突然帰宅した次郎
ドアを開けた途端のサプライズ
のぶが婚家で家事をしていると、突然次郎が帰宅。ドアを開けた途端、のぶの写真を撮って驚かせる。
第44回、「次郎の航海の間、のぶは朝田家から学校へ通うことになりました」と語り(林田理沙)が説明していたのだが、第45回ではいちいち婚家から通っているようだった。
いつの間にか、そうなったのか視聴者にはわからず、筆者も、ん?と思ったが、のぶが婚家に戻っていたため、次郎の突然の帰郷を迎えることができたのだ。よかった。もしも次郎がいないからと実家にずっと滞在していたら残念なことになるところである。
のぶが実家に泊まらず高知の婚家に戻っていることは、帰り道、郵便局の配達中の蘭子(河合優実)とすれ違うことでわかる。ここでは短い時間で、実家の様子、男手が減ったため女性も集配をやるようになったという状況までわかった。
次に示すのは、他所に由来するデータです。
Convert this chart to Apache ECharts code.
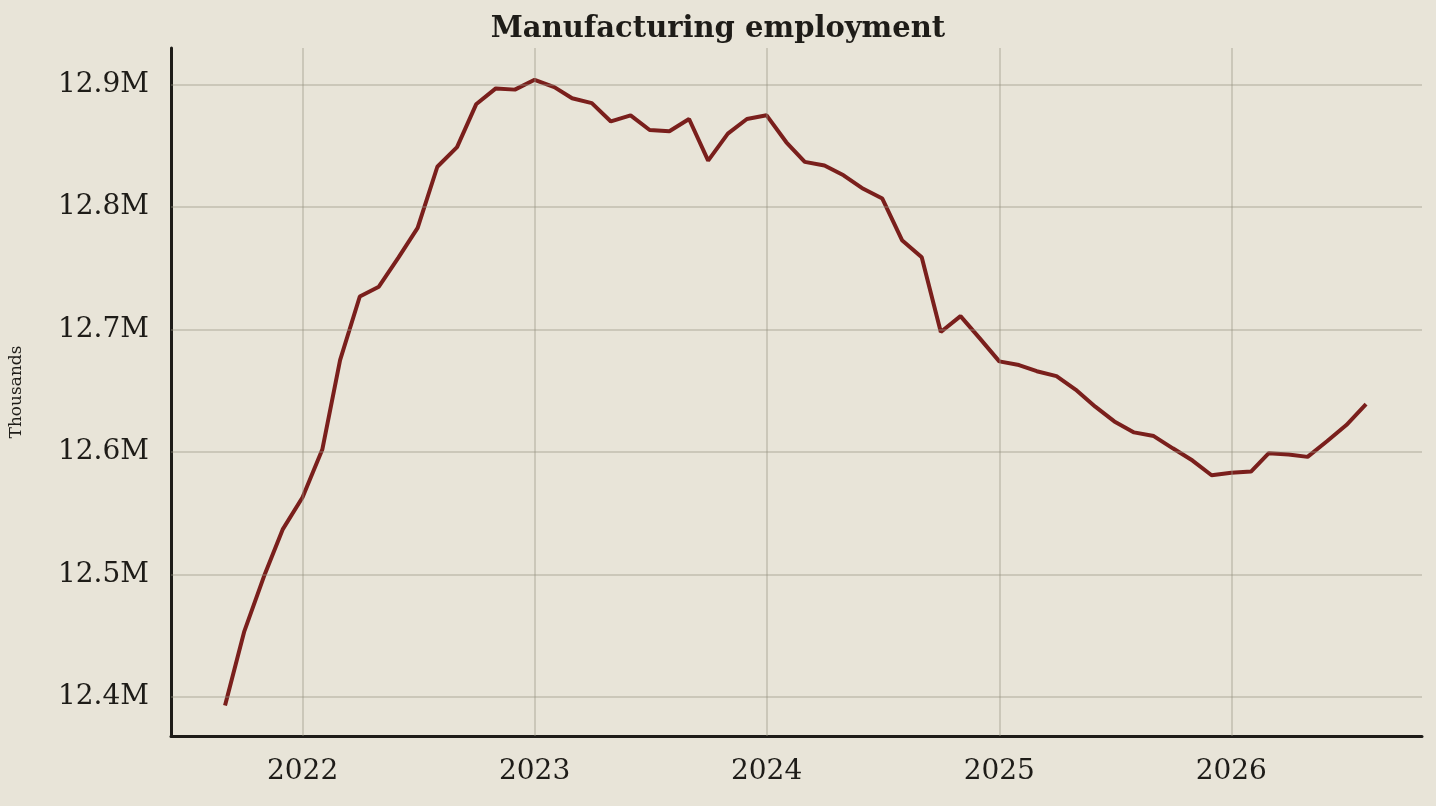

さて。急ごしらえの芋の煮っころがしを次郎は美味しく食べ、そのあと、外国で撮ってきた写真の現像を行う。撮ったばかりののぶの写真が一番よく撮れていた。全然、写真の質感が違っていた。ほかの写真はややぼんやりしているのに、のぶの写真だけくっきり現代的な写真だった。
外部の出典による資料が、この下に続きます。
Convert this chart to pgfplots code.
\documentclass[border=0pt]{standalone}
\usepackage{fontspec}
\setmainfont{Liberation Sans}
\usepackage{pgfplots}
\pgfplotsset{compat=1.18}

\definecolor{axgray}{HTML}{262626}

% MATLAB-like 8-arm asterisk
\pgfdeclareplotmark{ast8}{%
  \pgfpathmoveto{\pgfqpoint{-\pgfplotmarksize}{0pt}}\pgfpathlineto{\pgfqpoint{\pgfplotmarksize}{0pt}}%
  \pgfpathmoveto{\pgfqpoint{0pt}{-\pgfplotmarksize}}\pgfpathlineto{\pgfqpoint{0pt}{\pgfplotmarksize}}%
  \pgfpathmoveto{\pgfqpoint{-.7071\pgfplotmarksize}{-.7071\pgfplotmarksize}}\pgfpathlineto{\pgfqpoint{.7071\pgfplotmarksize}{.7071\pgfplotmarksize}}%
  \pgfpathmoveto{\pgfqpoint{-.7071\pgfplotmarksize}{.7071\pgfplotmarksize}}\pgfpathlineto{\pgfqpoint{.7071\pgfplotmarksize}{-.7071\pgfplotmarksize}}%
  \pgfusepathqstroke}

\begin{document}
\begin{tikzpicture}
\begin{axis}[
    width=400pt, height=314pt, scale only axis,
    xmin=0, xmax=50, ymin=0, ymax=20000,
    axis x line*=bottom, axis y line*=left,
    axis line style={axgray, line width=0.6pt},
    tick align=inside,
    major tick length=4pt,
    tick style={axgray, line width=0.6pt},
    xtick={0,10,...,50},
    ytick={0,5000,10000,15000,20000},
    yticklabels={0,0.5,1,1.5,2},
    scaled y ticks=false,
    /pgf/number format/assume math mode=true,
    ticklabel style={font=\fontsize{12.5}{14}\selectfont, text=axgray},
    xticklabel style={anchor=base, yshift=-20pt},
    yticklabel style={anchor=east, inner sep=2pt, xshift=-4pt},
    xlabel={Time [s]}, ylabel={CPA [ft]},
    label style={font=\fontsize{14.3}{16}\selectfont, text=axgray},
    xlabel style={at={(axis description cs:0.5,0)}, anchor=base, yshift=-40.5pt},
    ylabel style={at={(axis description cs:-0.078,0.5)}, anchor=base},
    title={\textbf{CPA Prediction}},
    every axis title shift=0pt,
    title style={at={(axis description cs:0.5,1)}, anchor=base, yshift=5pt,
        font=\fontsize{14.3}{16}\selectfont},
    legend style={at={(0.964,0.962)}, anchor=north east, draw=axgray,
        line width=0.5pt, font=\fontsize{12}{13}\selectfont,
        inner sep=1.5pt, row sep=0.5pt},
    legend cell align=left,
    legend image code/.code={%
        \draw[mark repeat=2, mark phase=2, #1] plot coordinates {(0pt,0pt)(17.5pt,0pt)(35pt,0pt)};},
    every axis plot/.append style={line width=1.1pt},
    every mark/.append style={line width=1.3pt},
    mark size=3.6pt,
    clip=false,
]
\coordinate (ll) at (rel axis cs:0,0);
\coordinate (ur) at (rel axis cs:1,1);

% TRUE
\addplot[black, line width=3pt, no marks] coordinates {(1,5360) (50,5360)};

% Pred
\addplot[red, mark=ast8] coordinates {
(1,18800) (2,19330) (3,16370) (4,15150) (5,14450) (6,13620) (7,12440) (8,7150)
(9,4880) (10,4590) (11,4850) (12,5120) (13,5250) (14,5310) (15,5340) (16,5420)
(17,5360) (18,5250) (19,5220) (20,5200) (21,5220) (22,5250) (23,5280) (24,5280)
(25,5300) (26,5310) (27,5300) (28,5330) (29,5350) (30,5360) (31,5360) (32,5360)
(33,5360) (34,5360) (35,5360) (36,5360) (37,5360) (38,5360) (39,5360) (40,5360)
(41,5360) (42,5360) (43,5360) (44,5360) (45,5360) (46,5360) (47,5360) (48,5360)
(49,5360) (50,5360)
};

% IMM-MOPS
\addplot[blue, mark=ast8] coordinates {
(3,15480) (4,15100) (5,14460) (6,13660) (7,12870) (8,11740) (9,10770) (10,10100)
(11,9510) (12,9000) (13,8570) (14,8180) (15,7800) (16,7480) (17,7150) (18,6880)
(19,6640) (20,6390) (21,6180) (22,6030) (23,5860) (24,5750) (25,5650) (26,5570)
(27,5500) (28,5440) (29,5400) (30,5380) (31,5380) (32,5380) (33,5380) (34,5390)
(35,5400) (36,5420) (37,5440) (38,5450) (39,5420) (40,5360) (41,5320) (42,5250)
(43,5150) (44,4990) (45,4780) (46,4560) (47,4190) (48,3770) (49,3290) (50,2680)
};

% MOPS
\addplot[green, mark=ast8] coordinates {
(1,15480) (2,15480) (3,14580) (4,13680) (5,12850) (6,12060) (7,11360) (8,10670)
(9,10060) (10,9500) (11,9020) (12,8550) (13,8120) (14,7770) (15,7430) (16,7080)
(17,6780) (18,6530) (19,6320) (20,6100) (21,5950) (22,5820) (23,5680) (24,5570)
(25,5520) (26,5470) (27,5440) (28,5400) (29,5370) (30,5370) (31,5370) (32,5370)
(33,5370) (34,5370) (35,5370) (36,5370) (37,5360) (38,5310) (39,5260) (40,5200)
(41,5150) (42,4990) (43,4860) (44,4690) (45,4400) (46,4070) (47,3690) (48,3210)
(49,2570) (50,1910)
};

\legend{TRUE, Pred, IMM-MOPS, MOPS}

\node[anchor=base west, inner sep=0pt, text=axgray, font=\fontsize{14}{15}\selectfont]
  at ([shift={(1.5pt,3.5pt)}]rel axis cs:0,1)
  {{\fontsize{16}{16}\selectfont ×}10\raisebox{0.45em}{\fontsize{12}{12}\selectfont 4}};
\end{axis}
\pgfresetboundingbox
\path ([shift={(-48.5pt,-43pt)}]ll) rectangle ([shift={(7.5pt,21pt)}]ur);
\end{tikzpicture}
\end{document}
写真について次郎は「この瞬間だけじゃのうてその前と後ろに流れる時間も知りとうなるがよ。彼らがどんな人生を送ってきたがか、この先どんな未来が待ちゆうがか」と言う。
次郎は戦争が終わったあとのことを考えて「のぶといろんなところにいける時代が来ればいいな」とも。これは、『カムカムエヴリバディ』(2021年度後期)の稔さん(松村北斗)の名台詞「どこの国とも自由に行き来できる。どこの国の音楽でも自由に聴ける。僕らの子供にゃあ、そんな世界を生きてほしい。ひなたの道を歩いてほしい」とも重なるように聞こえた。
寛、屋村、健太郎と愛嬌のある人たちがいないいま、次郎だけが救いである。
玄関でシャッター押してうれしそうに笑う顔など、ちょっとへんで、でも憎めない人である。演じている中島歩は『花子とアン』(14年度前期)の生真面目な革命文士のような役の頃は青臭い真面目な二枚目でしかなかったが、10年たって、その真面目さが熟成されておもしろさを作り上げている。